[Directions for this task] Leave out any pictures and transcribe all other data below exactly.

[Recorded information]
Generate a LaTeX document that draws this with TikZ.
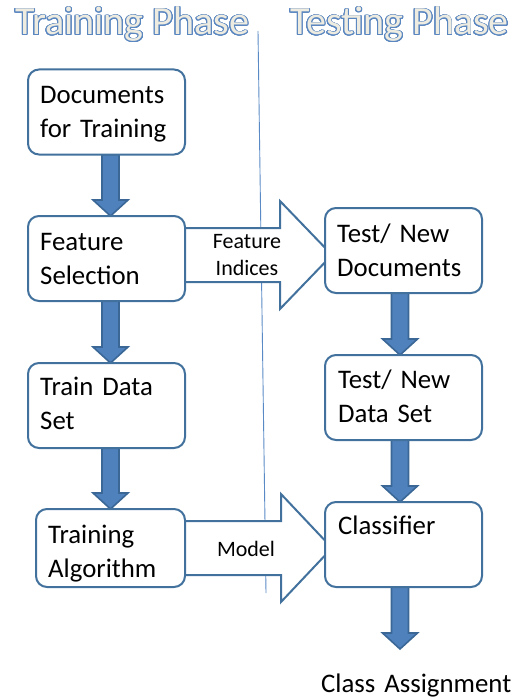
\documentclass[tikz,border=0pt]{standalone}
\usepackage{fontspec}
\setmainfont{Carlito}
\usepackage[copies]{contour}
\usetikzlibrary{calc}
\definecolor{boxline}{HTML}{41719C}
\definecolor{arrfill}{HTML}{4F81BD}
\definecolor{arrline}{HTML}{3A6796}
\definecolor{titleline}{HTML}{5B87C0}
\definecolor{titlefill}{HTML}{EEECE1}
\definecolor{divline}{HTML}{5A8AC6}
\pgfdeclarelayer{bbg}
\pgfdeclarelayer{bg}
\pgfsetlayers{bbg,bg,main}
\contourlength{0.9pt}
\contournumber{24}
\tikzset{
  box/.style={draw=boxline, line width=2pt, fill=white, rounded corners=11pt, inner sep=0pt, outer sep=0pt, minimum width=157pt, minimum height=85pt},
  boxtext/.style={anchor=base west, inner sep=0pt, text width=150pt, align=left, font=\fontsize{26.8}{34.5}\selectfont},
  arrlabel/.style={anchor=base, inner sep=0pt, text width=80pt, align=center, font=\fontsize{22}{27}\selectfont},
  downarr/.style={draw=arrline, fill=arrfill, line width=1.6pt, line join=miter},
  rightarr/.style={draw=boxline, fill=white, line width=2pt, line join=miter},
  title/.style={anchor=base west, inner sep=0pt, font=\fontsize{40}{42}\selectfont},
}
\newcommand\outlinedtitle[1]{\contour{titleline}{\textcolor{titlefill}{#1}}}
\newcommand\downblock[3]{%
  \draw[downarr] let \p1=(#1.south), \p2=(#2) in
   ({(#3-8.5)*1pt},\y1) -- ({(#3-8.5)*1pt},\y2+16pt) -- ({(#3-17.5)*1pt},\y2+16pt) -- ({#3*1pt},\y2)
   -- ({(#3+17.5)*1pt},\y2+16pt) -- ({(#3+8.5)*1pt},\y2+16pt) -- ({(#3+8.5)*1pt},\y1) -- cycle;}
\newcommand\rightblock[4]{%
  \draw[rightarr] let \p1=(#1.east), \p2=(#2.west) in
   (\x1,{-(#3-27)*1pt}) -- ({#4*1pt},{-(#3-27)*1pt}) -- ({#4*1pt},{-(#3-54)*1pt}) -- (\x2+7pt,{-#3*1pt})
   -- ({#4*1pt},{-(#3+54)*1pt}) -- ({#4*1pt},{-(#3+27)*1pt}) -- (\x1,{-(#3+27)*1pt});}
\begin{document}
\begin{tikzpicture}[x=1pt,y=-1pt]
\useasboundingbox (0,0) rectangle (516,698);
% titles
\node[title] (ttrain) at (15,35) {\outlinedtitle{Training Phase}};
\node[title] (ttest) at (290,35) {\outlinedtitle{Testing Phase}};
% boxes
\node[box] (doc) at (106.5,112) {};
\node[box] (fs) at (106.5,258.5) {};
\node[box] (train) at (106.5,405.5) {};
\node[box, minimum width=149pt, minimum height=78pt] (ta) at (110.5,548) {};
\node[box] (tnd) at (403.5,250.5) {};
\node[box] (tnds) at (403.5,397.5) {};
\node[box] (cls) at (403.5,544.5) {};
% box texts
\node[boxtext] (tdoc) at (40,103) {Documents\\for Training};
\node[boxtext] (tfs) at (40,250) {Feature\\Selection};
\node[boxtext] (ttr) at (40,395) {Train Data\\Set};
\node[boxtext] (tta) at (48,543) {Training\\Algorithm};
\node[boxtext] (ttnd) at (337,242) {Test/ New\\Documents};
\node[boxtext] (ttnds) at (338,388) {Test/ New\\Data Set};
\node[boxtext] (tcls) at (338,534) {Classifier};
\node[boxtext, text width=200pt] (ca) at (321,692) {Class Assignment};
\coordinate (catip) at (400,649);
% arrow labels
\node[arrlabel] (lfi) at (247,248) {Feature\\Indices};
\node[arrlabel] (lmodel) at (246,556) {Model};
% divider
\begin{pgfonlayer}{bbg}
\coordinate (dtop) at (258,31);
\coordinate (dbot) at (266,593);
\draw[divline, line width=0.9pt] (dtop) -- (dbot);
\end{pgfonlayer}
\begin{pgfonlayer}{bg}
\downblock{doc}{fs.north}{110.5}
\downblock{fs}{train.north}{110.5}
\downblock{train}{ta.north}{110.5}
\downblock{tnd}{tnds.north}{400}
\downblock{tnds}{cls.north}{400}
\downblock{cls}{catip}{400}
\rightblock{fs}{tnd}{255}{280}
\rightblock{ta}{cls}{548}{281}
\end{pgfonlayer}
\end{tikzpicture}
\end{document}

[Result]
Generate a LaTeX document that draws this with TikZ.
\documentclass[tikz,border=0pt]{standalone}
\usepackage{fontspec}
\setmainfont{Carlito}
\usepackage[copies]{contour}
\usetikzlibrary{calc}
\definecolor{boxline}{HTML}{41719C}
\definecolor{arrfill}{HTML}{4F81BD}
\definecolor{arrline}{HTML}{3A6796}
\definecolor{titleline}{HTML}{5B87C0}
\definecolor{titlefill}{HTML}{EEECE1}
\definecolor{divline}{HTML}{5A8AC6}
\pgfdeclarelayer{bbg}
\pgfdeclarelayer{bg}
\pgfsetlayers{bbg,bg,main}
\contourlength{0.9pt}
\contournumber{24}
\tikzset{
  box/.style={draw=boxline, line width=2pt, fill=white, rounded corners=11pt, inner sep=0pt, outer sep=0pt, minimum width=157pt, minimum height=85pt},
  boxtext/.style={anchor=base west, inner sep=0pt, text width=150pt, align=left, font=\fontsize{26.8}{34.5}\selectfont},
  arrlabel/.style={anchor=base, inner sep=0pt, text width=80pt, align=center, font=\fontsize{22}{27}\selectfont},
  downarr/.style={draw=arrline, fill=arrfill, line width=1.6pt, line join=miter},
  rightarr/.style={draw=boxline, fill=white, line width=2pt, line join=miter},
  title/.style={anchor=base west, inner sep=0pt, font=\fontsize{40}{42}\selectfont},
}
\newcommand\outlinedtitle[1]{\contour{titleline}{\textcolor{titlefill}{#1}}}
\newcommand\downblock[3]{%
  \draw[downarr] let \p1=(#1.south), \p2=(#2) in
   ({(#3-8.5)*1pt},\y1) -- ({(#3-8.5)*1pt},\y2+16pt) -- ({(#3-17.5)*1pt},\y2+16pt) -- ({#3*1pt},\y2)
   -- ({(#3+17.5)*1pt},\y2+16pt) -- ({(#3+8.5)*1pt},\y2+16pt) -- ({(#3+8.5)*1pt},\y1) -- cycle;}
\newcommand\rightblock[4]{%
  \draw[rightarr] let \p1=(#1.east), \p2=(#2.west) in
   (\x1,{-(#3-27)*1pt}) -- ({#4*1pt},{-(#3-27)*1pt}) -- ({#4*1pt},{-(#3-54)*1pt}) -- (\x2+7pt,{-#3*1pt})
   -- ({#4*1pt},{-(#3+54)*1pt}) -- ({#4*1pt},{-(#3+27)*1pt}) -- (\x1,{-(#3+27)*1pt});}
\begin{document}
\begin{tikzpicture}[x=1pt,y=-1pt]
\useasboundingbox (0,0) rectangle (516,698);
% titles
\node[title] (ttrain) at (15,35) {\outlinedtitle{Training Phase}};
\node[title] (ttest) at (290,35) {\outlinedtitle{Testing Phase}};
% boxes
\node[box] (doc) at (106.5,112) {};
\node[box] (fs) at (106.5,258.5) {};
\node[box] (train) at (106.5,405.5) {};
\node[box, minimum width=149pt, minimum height=78pt] (ta) at (110.5,548) {};
\node[box] (tnd) at (403.5,250.5) {};
\node[box] (tnds) at (403.5,397.5) {};
\node[box] (cls) at (403.5,544.5) {};
% box texts
\node[boxtext] (tdoc) at (40,103) {Documents\\for Training};
\node[boxtext] (tfs) at (40,250) {Feature\\Selection};
\node[boxtext] (ttr) at (40,395) {Train Data\\Set};
\node[boxtext] (tta) at (48,543) {Training\\Algorithm};
\node[boxtext] (ttnd) at (337,242) {Test/ New\\Documents};
\node[boxtext] (ttnds) at (338,388) {Test/ New\\Data Set};
\node[boxtext] (tcls) at (338,534) {Classifier};
\node[boxtext, text width=200pt] (ca) at (321,692) {Class Assignment};
\coordinate (catip) at (400,649);
% arrow labels
\node[arrlabel] (lfi) at (247,248) {Feature\\Indices};
\node[arrlabel] (lmodel) at (246,556) {Model};
% divider
\begin{pgfonlayer}{bbg}
\coordinate (dtop) at (258,31);
\coordinate (dbot) at (266,593);
\draw[divline, line width=0.9pt] (dtop) -- (dbot);
\end{pgfonlayer}
\begin{pgfonlayer}{bg}
\downblock{doc}{fs.north}{110.5}
\downblock{fs}{train.north}{110.5}
\downblock{train}{ta.north}{110.5}
\downblock{tnd}{tnds.north}{400}
\downblock{tnds}{cls.north}{400}
\downblock{cls}{catip}{400}
\rightblock{fs}{tnd}{255}{280}
\rightblock{ta}{cls}{548}{281}
\end{pgfonlayer}
\end{tikzpicture}
\end{document}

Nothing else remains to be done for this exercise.